#### AVAILABLE DATA:
##########

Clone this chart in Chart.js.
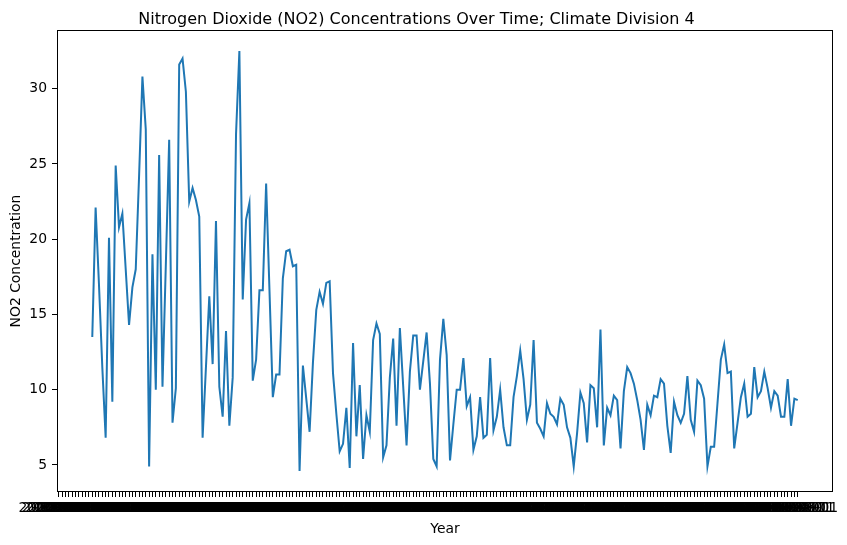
<!DOCTYPE html>
<html>
<head>
<meta charset="utf-8">
<script src="https://cdn.jsdelivr.net/npm/chart.js@4.4.1/dist/chart.umd.min.js"></script>
<style>
  html, body { margin: 0; padding: 0; background: #fff; }
  #wrap { width: 847px; height: 545px; }
</style>
</head>
<body>
<div id="wrap"><canvas id="no2Chart" width="847" height="545"></canvas></div>
<script>
// Monthly category labels (first months have no reading)
const startYear = 2000;
const monthCount = 222;
const yearLabels = [];
for (let k = 0; k < monthCount; k++) {
    const y = startYear + Math.floor(k / 12);
    const m = String(k % 12 + 1).padStart(2, '0');
    yearLabels.push(y + '-' + m + '-01');
}

// NO2 concentration (null = no data)
const no2Values = [
    null, null, null, null, null, null, null, null, null, null,
    13.5, 22.1, 17.0, 11.5, 6.8, 20.1, 9.2, 24.9, 20.8, 21.7,
    18.0, 14.3, 16.8, 18.0, 24.2, 30.8, 27.3, 4.9, 19.0, 10.0,
    25.6, 10.2, 18.3, 26.6, 7.8, 10.1, 31.6, 32.0, 29.8, 22.5,
    23.4, 22.6, 21.5, 6.8, 11.5, 16.2, 11.7, 21.2, 10.2, 8.2,
    13.9, 7.6, 10.8, 27.0, 32.5, 16.0, 21.3, 22.4, 10.6, 12.0,
    16.6, 16.6, 23.7, 16.6, 9.5, 11.0, 11.0, 17.4, 19.2, 19.3,
    18.2, 18.3, 4.6, 11.6, 9.4, 7.2, 11.8, 15.3, 16.5, 15.7,
    17.1, 17.2, 11.1, 8.4, 5.9, 6.4, 8.8, 4.8, 13.1, 6.9,
    10.3, 5.4, 8.3, 7.2, 13.3, 14.4, 13.7, 5.5, 6.3, 10.8,
    13.4, 7.6, 14.1, 10.2, 6.3, 11.2, 13.6, 13.6, 10.0, 11.9,
    13.8, 10.4, 5.4, 4.9, 12.0, 14.7, 12.3, 5.3, 7.7, 10.0,
    10.0, 12.1, 8.9, 9.5, 6.0, 6.9, 9.5, 6.8, 7.0, 12.1,
    7.3, 8.2, 10.0, 7.5, 6.3, 6.3, 9.5, 10.9, 12.6, 10.7,
    8.0, 9.0, 13.3, 7.8, 7.4, 6.9, 9.1, 8.4, 8.2, 7.7,
    9.4, 9.0, 7.5, 6.8, 4.9, 7.1, 9.8, 9.1, 6.5, 10.3,
    10.1, 7.5, 14.0, 6.3, 8.8, 8.3, 9.6, 9.3, 6.1, 9.9,
    11.5, 11.1, 10.4, 9.3, 8.0, 6.0, 9.0, 8.3, 9.6, 9.5,
    10.7, 10.4, 7.6, 5.8, 9.2, 8.3, 7.8, 8.4, 10.9, 8.0,
    7.2, 10.6, 10.3, 9.4, 4.9, 6.2, 6.2, 9.1, 12.0, 13.0,
    11.1, 11.2, 6.1, 7.8, 9.5, 10.4, 8.2, 8.4, 11.5, 9.5,
    9.9, 11.2, 10.1, 8.8, 9.9, 9.6, 8.2, 8.2, 10.7, 7.6,
    9.4, 9.3
];

const yTicks = [5, 10, 15, 20, 25, 30];

document.addEventListener('DOMContentLoaded', function() {
    // x limits like matplotlib: 5% margin around the valid points
    const valid = no2Values.map((v, i) => v === null ? -1 : i).filter(i => i >= 0);
    const first = valid[0];
    const last = valid[valid.length - 1];
    const xPad = (last - first) * 0.05;

    const points = no2Values.map((v, i) => ({ x: i, y: v }));

    const frame = {
        id: 'frame',
        afterDraw(chart) {
            const a = chart.chartArea;
            const ctx = chart.ctx;
            ctx.save();
            ctx.strokeStyle = '#000';
            ctx.lineWidth = 1;
            ctx.strokeRect(a.left + 0.5, a.top + 0.5, a.right - a.left - 1, a.bottom - a.top - 1);
            ctx.restore();
        }
    };

    const font = "'DejaVu Sans', sans-serif";

    new Chart(document.getElementById('no2Chart'), {
        type: 'line',
        data: {
            datasets: [{
                data: points,
                borderColor: '#1f77b4',
                borderWidth: 2,
                pointRadius: 0,
                tension: 0,
                spanGaps: false
            }]
        },
        options: {
            responsive: false,
            animation: false,
            devicePixelRatio: 1,
            layout: { padding: { left: 0, right: 14, top: 0, bottom: 0 } },
            plugins: {
                legend: { display: false },
                tooltip: { enabled: false },
                title: {
                    display: true,
                    text: 'Nitrogen Dioxide (NO2) Concentrations Over Time; Climate Division 4',
                    color: '#000',
                    font: { family: font, size: 16, weight: 'normal' },
                    padding: { top: 10, bottom: 0.8 }
                }
            },
            scales: {
                x: {
                    type: 'linear',
                    min: first - xPad,
                    max: last + xPad,
                    afterBuildTicks: function(scale) {
                        scale.ticks = yearLabels.map((l, i) => ({ value: i }));
                    },
                    afterFit: function(scale) { scale.height = 53; },
                    ticks: {
                        autoSkip: false,
                        maxRotation: 0,
                        minRotation: 0,
                        padding: 3,
                        color: '#000',
                        font: { family: font, size: 13.9 },
                        callback: function(value) {
                            return yearLabels[value] || '';
                        }
                    },
                    grid: {
                        drawOnChartArea: false,
                        drawTicks: true,
                        tickLength: 5,
                        color: '#000'
                    },
                    border: { display: false },
                    title: {
                        display: true,
                        text: 'Year',
                        color: '#000',
                        font: { family: font, size: 13.9 },
                        padding: { top: 0, bottom: 7.6 }
                    }
                },
                y: {
                    min: 3.2,
                    max: 33.9,
                    afterBuildTicks: function(scale) {
                        scale.ticks = yTicks.map(v => ({ value: v }));
                    },
                    afterFit: function(scale) { scale.width = 57; },
                    ticks: {
                        padding: 5,
                        color: '#000',
                        font: { family: font, size: 13.9 }
                    },
                    grid: {
                        drawOnChartArea: false,
                        drawTicks: true,
                        tickLength: 5,
                        color: '#000'
                    },
                    border: { display: false },
                    title: {
                        display: true,
                        text: 'NO2 Concentration',
                        color: '#000',
                        font: { family: font, size: 13.9 },
                        padding: { top: 7.6, bottom: 0 }
                    }
                }
            }
        },
        plugins: [frame]
    });
});
</script>
</body>
</html>
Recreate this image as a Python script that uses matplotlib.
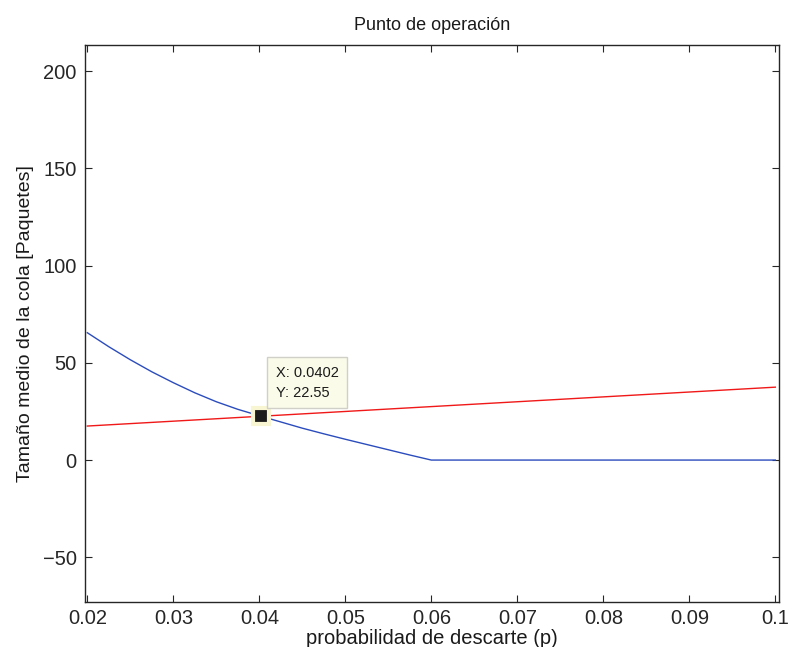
import matplotlib
matplotlib.use("Agg")
import matplotlib.pyplot as plt

plt.rcParams['font.family'] = ['Liberation Sans', 'DejaVu Sans']

# Data
p_blue = [0.02, 0.0225, 0.025, 0.0275, 0.03, 0.0325, 0.035, 0.0375, 0.04,
          0.0425, 0.045, 0.0475, 0.05, 0.0525, 0.055, 0.0575, 0.06, 0.1]
q_blue = [65.5, 58.3, 51.6, 45.4, 39.8, 34.6, 30.0, 26.1, 22.8,
          19.6, 16.4, 13.5, 10.7, 8.0, 5.3, 2.6, 0.0, 0.0]
p_red = [0.02, 0.1]
q_red = [17.5, 37.5]
tip_x = 0.0402
tip_y = 22.55
x_ticks = [0.02, 0.03, 0.04, 0.05, 0.06, 0.07, 0.08, 0.09, 0.1]
x_ticklabels = ['0.02', '0.03', '0.04', '0.05', '0.06', '0.07', '0.08', '0.09', '0.1']
y_ticks = [-50, 0, 50, 100, 150, 200]
y_ticklabels = ['\u221250', '0', '50', '100', '150', '200']

fig = plt.figure(figsize=(7.9, 6.47), dpi=100)
ax = fig.add_axes([0.1076, 0.0696, 0.8785, 0.8608])

ax.plot(p_blue, q_blue, color='#2b4cbd', lw=1.0)
ax.plot(p_red, q_red, color='#f01818', lw=1.0)

ax.plot([tip_x], [tip_y], marker='s', markersize=11, markerfacecolor='#1c1c1c',
        markeredgecolor='#f7f5d2', markeredgewidth=3, zorder=5)
ax.annotate(f"X: {tip_x}\nY: {tip_y}", xy=(tip_x, tip_y), xytext=(10.5, 12),
            textcoords='offset points', ha='left', va='bottom', fontsize=10.5,
            color='#1a1a1a', linespacing=1.5,
            bbox=dict(boxstyle='square,pad=0.6', facecolor='#fbfbea',
                      edgecolor='#d0d0c8', lw=1.0), zorder=6)

ax.set_xlim(0.01973, 0.10043)
ax.set_ylim(-73, 213.5)
ax.set_xticks(x_ticks)
ax.set_xticklabels(x_ticklabels)
ax.set_yticks(y_ticks)
ax.set_yticklabels(y_ticklabels)
ax.tick_params(direction='in', length=5, width=0.8, top=True, right=True,
               labelsize=14.5, colors='#262626', pad=6)
ax.tick_params(axis='x', pad=5)
for s in ax.spines.values():
    s.set_color('#262626')
    s.set_linewidth(1.0)

ax.set_title('Punto de operación', fontsize=13, pad=11, color='#1a1a1a')
ax.set_xlabel('probabilidad de descarte (p)', fontsize=14.5, labelpad=1, color='#1a1a1a')
ax.set_ylabel('Tamaño medio de la cola [Paquetes]', fontsize=14, labelpad=6, color='#1a1a1a')

fig.savefig('out.png', dpi=100, facecolor='white')
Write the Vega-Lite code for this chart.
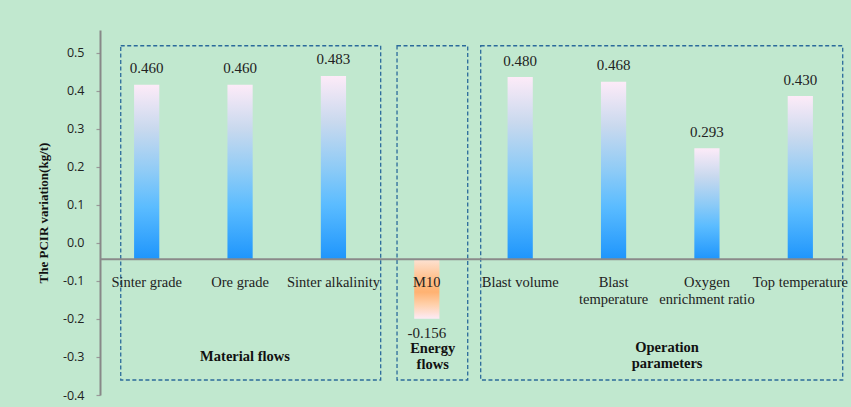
{
  "$schema": "https://vega.github.io/schema/vega-lite/v6.json",
  "width": 747,
  "height": 365,
  "autosize": {"type": "none"},
  "padding": {"left": 100, "top": 30, "right": 4, "bottom": 12},
  "background": "#c1e8cf",
  "config": {"view": {"stroke": null}},
  "datasets": {
    "bars": [
      {"factor": "Sinter grade", "value": 0.460},
      {"factor": "Ore grade", "value": 0.460},
      {"factor": "Sinter alkalinity", "value": 0.483},
      {"factor": "M10", "value": -0.156},
      {"factor": "Blast volume", "value": 0.480},
      {"factor": "Blast temperature", "value": 0.468},
      {"factor": "Oxygen enrichment ratio", "value": 0.293},
      {"factor": "Top temperature", "value": 0.430}
    ],
    "groups": [
      {"label": "Material flows", "x0": 0.222, "x1": 3.006, "y0": -0.3605, "y1": 0.519, "lx": 1.553, "ly": -0.301},
      {"label": "Energy\nflows", "x0": 3.181, "x1": 3.938, "y0": -0.3605, "y1": 0.519, "lx": 3.563, "ly": -0.28},
      {"label": "Operation\nparameters", "x0": 4.077, "x1": 7.954, "y0": -0.3605, "y1": 0.519, "lx": 6.073, "ly": -0.277}
    ]
  },
  "layer": [
    {
      "data": {"name": "groups"},
      "layer": [
        {
          "mark": {"type": "rect", "fill": "transparent", "stroke": "#2b6a9b", "strokeWidth": 1.3, "strokeDash": [4, 2.5]},
          "encoding": {
            "x": {"field": "x0", "type": "quantitative", "scale": {"domain": [0, 8], "nice": false, "zero": false}, "axis": null},
            "x2": {"field": "x1"},
            "y": {
              "field": "y0", "type": "quantitative",
              "scale": {"domain": [-0.4, 0.5605], "nice": false, "zero": false},
              "axis": {
                "orient": "left",
                "values": [-0.4, -0.3, -0.2, -0.1, 0, 0.1, 0.2, 0.3, 0.4, 0.5],
                "format": ".1f",
                "labelExpr": "replace(datum.label, '\u2212', '-')",
                "grid": false,
                "title": "The PCIR variation(kg/t)",
                "titleFont": "Liberation Serif",
                "titleFontWeight": "bold",
                "titleFontSize": 13,
                "titleColor": "#111111",
                "titlePadding": 12,
                "labelFont": "Open Sans",
                "labelFontSize": 12.5,
                "labelColor": "#222222",
                "labelPadding": 12,
                "labelFlush": false,
                "tickSize": 4,
                "tickColor": "#999999",
                "tickWidth": 1.2,
                "domainColor": "#888888",
                "domainWidth": 2
              }
            },
            "y2": {"field": "y1"}
          }
        },
        {
          "mark": {"type": "text", "font": "Liberation Serif", "fontWeight": "bold", "fontSize": 14.5, "lineBreak": "\n", "lineHeight": 15.5, "baseline": "middle", "align": "center", "color": "#111111"},
          "encoding": {
            "x": {"field": "lx", "type": "quantitative", "scale": {"domain": [0, 8], "nice": false, "zero": false}, "axis": null},
            "y": {"field": "ly", "type": "quantitative", "scale": {"domain": [-0.4, 0.5605], "nice": false, "zero": false}},
            "text": {"field": "label", "type": "nominal"}
          }
        }
      ]
    },
    {
      "data": {"name": "bars"},
      "encoding": {
        "x": {
          "field": "factor", "type": "nominal", "sort": null,
          "scale": {
            "domain": ["Sinter grade", "Ore grade", "Sinter alkalinity", "M10", "Blast volume", "Blast temperature", "Oxygen enrichment ratio", "Top temperature"],
            "paddingInner": 0.73, "paddingOuter": 0.365
          },
          "axis": {
            "orient": "bottom",
            "offset": -136.3,
            "title": null,
            "ticks": false,
            "tickSize": 0,
            "domainColor": "#8a8a8a",
            "domainWidth": 2,
            "labelFont": "Liberation Serif",
            "labelFontSize": 14.5,
            "labelColor": "#222222",
            "labelAngle": 0,
            "labelPadding": 17,
            "labelLineHeight": 17,
            "labelBaseline": "top",
            "labelOverlap": false,
            "labelBound": false,
            "labelFlush": false,
            "labelLimit": 300,
            "zindex": 1,
            "labelExpr": "datum.label == 'Blast temperature' ? ['Blast', 'temperature'] : datum.label == 'Oxygen enrichment ratio' ? ['Oxygen', 'enrichment ratio'] : datum.label"
          }
        },
        "y": {
          "field": "value", "type": "quantitative",
          "scale": {"domain": [-0.3565, 0.604], "nice": false, "zero": false},
          "axis": null
        }
      },
      "layer": [
        {
          "transform": [{"filter": "datum.value >= 0"}],
          "mark": {
            "type": "bar",
            "color": {
              "gradient": "linear", "x1": 0, "y1": 1, "x2": 0, "y2": 0,
              "stops": [
                {"offset": 0, "color": "#1e95fc"},
                {"offset": 0.3, "color": "#5bbcff"},
                {"offset": 0.5, "color": "#8ecbf6"},
                {"offset": 0.75, "color": "#c9d9ee"},
                {"offset": 1, "color": "#fdebf8"}
              ]
            }
          },
          "encoding": {"y2": {"datum": 0}}
        },
        {
          "transform": [{"filter": "datum.value < 0"}],
          "mark": {
            "type": "bar",
            "color": {
              "gradient": "linear", "x1": 0, "y1": 0, "x2": 0, "y2": 1,
              "stops": [
                {"offset": 0, "color": "#fde2d2"},
                {"offset": 0.35, "color": "#ffbd86"},
                {"offset": 0.55, "color": "#ffb272"},
                {"offset": 0.75, "color": "#ffcfa8"},
                {"offset": 1, "color": "#fdebf6"}
              ]
            }
          },
          "encoding": {"y2": {"datum": 0}}
        },
        {
          "transform": [{"filter": "datum.value >= 0"}],
          "mark": {"type": "text", "font": "Liberation Serif", "fontSize": 15, "color": "#222222", "baseline": "alphabetic", "dy": -11.5},
          "encoding": {"text": {"field": "value", "type": "quantitative", "format": ".3f"}}
        },
        {
          "transform": [{"filter": "datum.value < 0"}],
          "mark": {"type": "text", "font": "Liberation Serif", "fontSize": 15, "color": "#222222", "baseline": "alphabetic", "dy": 19,
                   "text": {"expr": "replace(format(datum.value, '.3f'), '\u2212', '-')"}},
          "encoding": {}
        }
      ]
    }
  ],
  "resolve": {"scale": {"x": "independent", "y": "independent"}}
}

##########

#### REQUIREMENT:
Would you restate, exactly and with no pictures, the lines of the entries above from the one containing "Recreate this image" through the one containing "s.set_linewidth(1.0)"?

#### RESULT:
Recreate this image as a Python script that uses matplotlib.
import matplotlib
matplotlib.use("Agg")
import matplotlib.pyplot as plt

plt.rcParams['font.family'] = ['Liberation Sans', 'DejaVu Sans']

# Data
p_blue = [0.02, 0.0225, 0.025, 0.0275, 0.03, 0.0325, 0.035, 0.0375, 0.04,
          0.0425, 0.045, 0.0475, 0.05, 0.0525, 0.055, 0.0575, 0.06, 0.1]
q_blue = [65.5, 58.3, 51.6, 45.4, 39.8, 34.6, 30.0, 26.1, 22.8,
          19.6, 16.4, 13.5, 10.7, 8.0, 5.3, 2.6, 0.0, 0.0]
p_red = [0.02, 0.1]
q_red = [17.5, 37.5]
tip_x = 0.0402
tip_y = 22.55
x_ticks = [0.02, 0.03, 0.04, 0.05, 0.06, 0.07, 0.08, 0.09, 0.1]
x_ticklabels = ['0.02', '0.03', '0.04', '0.05', '0.06', '0.07', '0.08', '0.09', '0.1']
y_ticks = [-50, 0, 50, 100, 150, 200]
y_ticklabels = ['\u221250', '0', '50', '100', '150', '200']

fig = plt.figure(figsize=(7.9, 6.47), dpi=100)
ax = fig.add_axes([0.1076, 0.0696, 0.8785, 0.8608])

ax.plot(p_blue, q_blue, color='#2b4cbd', lw=1.0)
ax.plot(p_red, q_red, color='#f01818', lw=1.0)

ax.plot([tip_x], [tip_y], marker='s', markersize=11, markerfacecolor='#1c1c1c',
        markeredgecolor='#f7f5d2', markeredgewidth=3, zorder=5)
ax.annotate(f"X: {tip_x}\nY: {tip_y}", xy=(tip_x, tip_y), xytext=(10.5, 12),
            textcoords='offset points', ha='left', va='bottom', fontsize=10.5,
            color='#1a1a1a', linespacing=1.5,
            bbox=dict(boxstyle='square,pad=0.6', facecolor='#fbfbea',
                      edgecolor='#d0d0c8', lw=1.0), zorder=6)

ax.set_xlim(0.01973, 0.10043)
ax.set_ylim(-73, 213.5)
ax.set_xticks(x_ticks)
ax.set_xticklabels(x_ticklabels)
ax.set_yticks(y_ticks)
ax.set_yticklabels(y_ticklabels)
ax.tick_params(direction='in', length=5, width=0.8, top=True, right=True,
               labelsize=14.5, colors='#262626', pad=6)
ax.tick_params(axis='x', pad=5)
for s in ax.spines.values():
    s.set_color('#262626')
    s.set_linewidth(1.0)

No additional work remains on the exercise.